Au moment Boko Haram mène des attaques dans la région de Diffa, dans l’extrême sud-est du pays, la menace jihadiste se fait de plus en précise. Un mois plus tard, le 17 février, le régime mobilise quelque 100 000 personnes dans les rues de Niamey pour dire « non » à Boko Haram et aux extrémistes. « Le Niger sera le tombeau de Boko Haram », lance alors le président Issoufou. Les leaders de l’opposition refusent de participer à cette marche.

Chacun sait que le combat contre le terrorisme est aussi une affaire politique

Au Niger, plus de 1 000 suspects de complicité avec Boko Haram sont actuellement en prison, mais chacun sait que le combat contre le terrorisme est aussi une affaire politique. Pour ne pas exposer les minorités à la propagande islamiste, le régime s’efforce de les intégrer dans l’appareil d’État. Ainsi la primature est-elle confiée, depuis le début du quinquennat, à Brigi Rafini, une figure de la communauté touarègue d’Agadez.
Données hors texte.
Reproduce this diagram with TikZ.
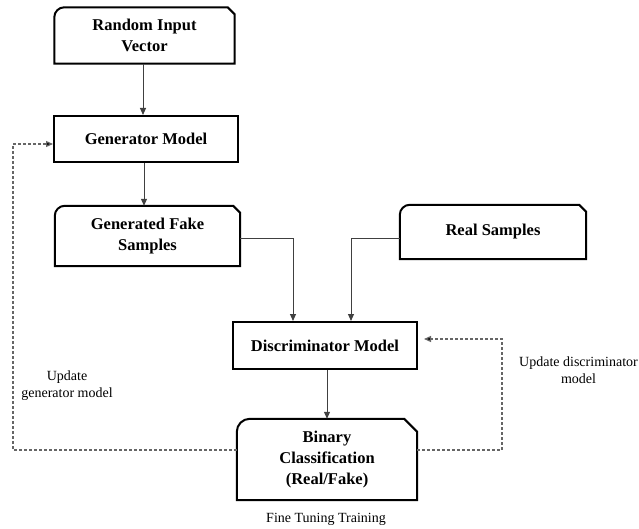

Au carrefour de toutes les routes jihadistes de l’Afrique de l’Ouest, le Niger est un pays clé dans le dispositif des Occidentaux contre le terrorisme. D’où les visites à Niamey du Français François Hollande, en juillet 2014, et de l’Américain Antony Blinken, numéro deux du Conseil de sécurité nationale, en juillet 2015. En février prochain, la présidentielle ne sera pas seulement un enjeu national. Pour tous les voisins de ce pays pivot et pour les Occidentaux, ce sera aussi un test de stabilité.